The POLIBA team presented a study on ‘Sustainable Last-Mile Delivery with Autonomous Aerial Vehicels and Autonomous Terrestrial Robots: A Case Study’ at the 2025 IEEE Conference of Control, Decision and Information Technologies (CoDIT) in Croatia. The paper, drafted under the IN2CCAM project, explores how to leverage cutting-edge technologies for greener, faster and more efficient urban logistics.
A comparative study of delivery strategies
The POLIBA team (project coordinator of the IN2CCAM project), Maria Pia Fanti, Angelina Krendeleva, Bartolomeo Silvestri and Agostino Marcello Mangini carried out an in-depth study to evaluate and compare three autonomous last-mile delivery strategies in an urban setting:
- Drone-only delivery, using autonomous aerial vehicles (1 parcel per trip);
- Robot-only delivery, using autonomous terrestrial robots (3 parcels per trip);
- Hybrid delivery, employing a collaborative fleet of drones and robots.
The scope of the research is to assess which approach minimises total delivery time, offers the lowest operational and environmental cost and is most feasible in real-world urban conditions, accounting for traffic, working hours, payload limits and service time.

Modelling the urban delivery landscape
The study integrates two core tools:
- SUMO (Simulation of Urban Mobility): Used to stimulate robot movement in real urban traffic conditions.
- Mathematical modelling: Applied to drone delivery for estimating metrics like fleet size, flight time and coverage distance.

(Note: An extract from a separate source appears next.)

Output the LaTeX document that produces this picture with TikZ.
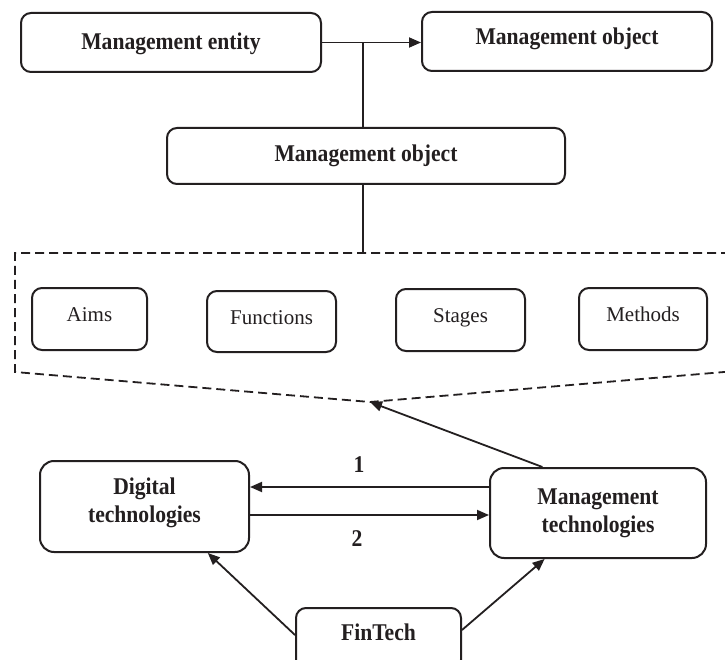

Each scenario was assessed using sustainability-related Key Performance Indicators (KPIs), including energy use, emissions, noise, delivery time, and cost.

Key findings
The study’s results show that drone deliveries are a fast option, but imply higher operational costs and environmental drawbacks like noise pollution. Deliveries using robots only proved to be the most cost-efficient and environmentally sustainable, though slower. Based on those insights, the paper concludes that hybrid delivery offered the best trade-off, improving delivery speed while maintaining low cost and positive environmental impact.
Supporting IN2CCAM and the future of CCAM in Europe
This research directly advances the objectives of the IN2CCAM project, which focuses on the integration of CCAM technologies into European cities. By examining autonomous last-mile delivery systems, the study contributes valuable insights into how CCAM innovations can transform urban logistics to support the European Green Deal.
The findings support smarter city planning by demonstrating how automation can ease congestion, reduce emissions, and optimise last-mile logistics. They also inform future CCAM pilot programs, offering a tested framework for sustainable delivery strategy selection.
The paper will be published under the IEEE CoDIT 2025 official proceedings.